On the convergence of Lawson methods for semilinear stiff problems

TL;DR

This paper investigates the convergence properties of Lawson methods for stiff evolution equations, revealing that under certain regularity conditions, they achieve high-order convergence despite lacking stiff order conditions.

Contribution

It provides a detailed analysis of the regularity assumptions needed for high-order convergence of Lawson methods, explaining their effectiveness in certain boundary condition scenarios.

Findings

High-order convergence is achievable under specific regularity assumptions.

Lawson methods perform well with periodic boundary conditions.

Order reduction occurs with Dirichlet boundary conditions.

Abstract

Since their introduction in 1967, Lawson methods have achieved constant interest in the time discretization of evolution equations.

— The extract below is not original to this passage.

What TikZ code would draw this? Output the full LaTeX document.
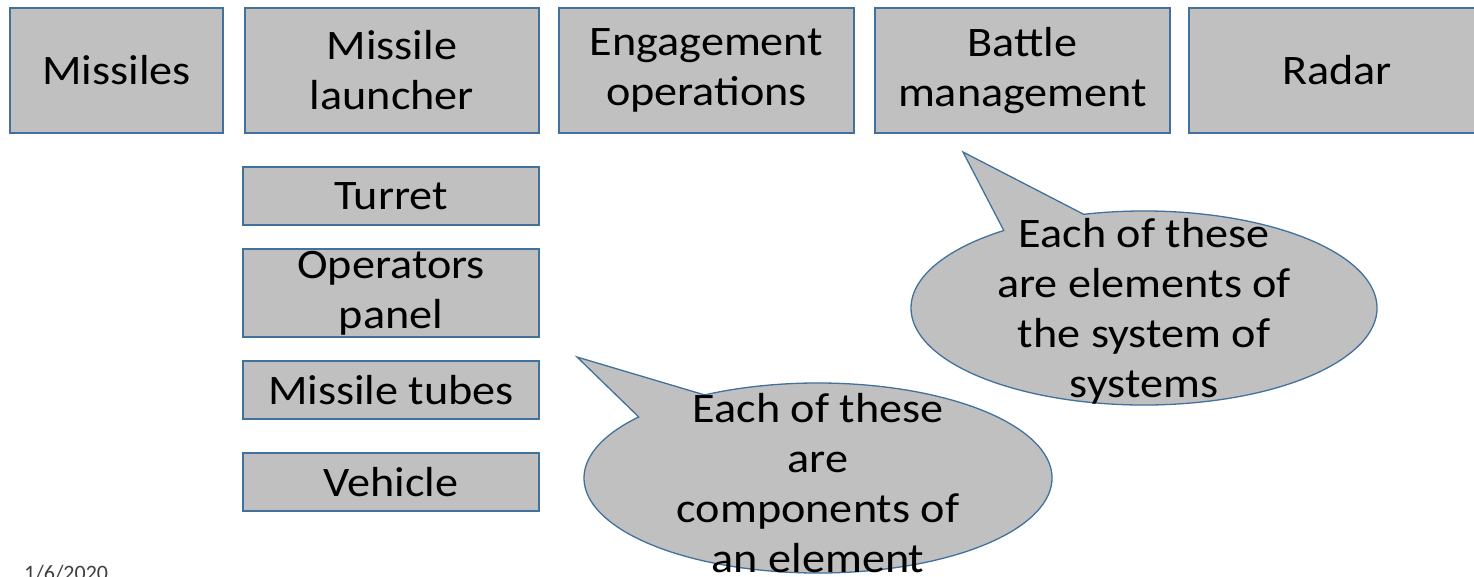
\documentclass[tikz,border=0pt]{standalone}
\usepackage{fontspec}
\setmainfont{Carlito}[FakeStretch=1.1]
\newfontfamily\datefont{Carlito}
\definecolor{boxfill}{HTML}{C0C0C0}
\definecolor{boxline}{HTML}{41719C}
\definecolor{datecol}{HTML}{404040}
\tikzset{
  box/.style={draw=boxline, fill=boxfill, line width=1.3pt, inner sep=0pt,
    align=center, font=\fontsize{42}{50}\selectfont},
  topbox/.style={box, minimum height=125pt},
  subbox/.style={box, minimum width=296pt},
  bubble/.style={draw=boxline, fill=boxfill, line width=1.3pt, line join=miter},
  bubbletext/.style={inner sep=0pt, align=center, font=\fontsize{42}{50}\selectfont}
}
\begin{document}
\begin{tikzpicture}[x=1pt,y=-1pt]
\useasboundingbox (0,0) rectangle (1474,576);
\fill[white] (0,0) rectangle (1474,576);

% top row of elements
\node[topbox, minimum width=213pt] (missiles) at (116.5,70.5) {Missiles};
\node[topbox, minimum width=294pt] (launcher) at (392,70.5) {Missile\\launcher};
\node[topbox, minimum width=295pt] (engage) at (706.5,70.5) {Engagement\\operations};
\node[topbox, minimum width=295pt] (battle) at (1022.5,70.5) {Battle\\management};
\node[topbox, minimum width=296pt] (radar) at (1337,70.5) {Radar};

% components of the launcher
\node[subbox, minimum height=58pt] (turret) at (391,196) {Turret};
\node[subbox, minimum height=88pt] (panel) at (391,293) {Operators\\panel};
\node[subbox, minimum height=58pt] (tubes) at (391,390) {Missile tubes};
\node[subbox, minimum height=58pt] (vehicle) at (391,482) {Vehicle};

% callout 1 (components)
\coordinate (c1) at (818,478);
\coordinate (tip1) at (577,357);
\draw[bubble] (tip1) -- ([shift={(-119:234 and 95)}]c1)
  arc[start angle=-119, end angle=220, x radius=234, y radius=95] -- cycle;
\node[bubbletext] (t1) at (818,483.5) {Each of these\\are\\components of\\an element};

% callout 2 (elements)
\coordinate (c2) at (1144,308);
\coordinate (tip2) at (963,152);
\draw[bubble] (tip2) -- ([shift={(-105:233 and 97)}]c2)
  arc[start angle=-105, end angle=233, x radius=233, y radius=97] -- cycle;
\node[bubbletext] (t2) at (1144,311) {Each of these\\are elements of\\the system of\\systems};

% date
\node[anchor=base west, inner sep=0pt, text=datecol, font=\datefont\fontsize{22}{26}\selectfont] (date) at (24,580) {1/6/2020};
\end{tikzpicture}
\end{document}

The methods were originally devised for the numerical solution of stiff differential equations. Meanwhile, they constitute a well-established class of exponential integrators. The popularity of Lawson methods is in some contrast to the fact that they may have a bad convergence behaviour, since they do not satisfy any of the stiff order conditions. The aim of this paper is to explain this discrepancy. It is shown that non-stiff order conditions together with appropriate regularity assumptions imply high-order convergence of Lawson methods. Note, however, that the term regularity here includes the behaviour of the solution at the boundary. For instance, Lawson methods will behave well in the case of periodic boundary conditions, but they will show a dramatic order reduction for, e.g., Dirichlet boundary conditions. The precise regularity assumptions required for high-order convergence are worked out in this paper and related to the corresponding assumptions for splitting schemes. In contrast to previous work, the analysis is based on expansions of the exact and the numerical solution along the flow of the homogeneous problem. Numerical examples for the Schr\"odinger equation are included.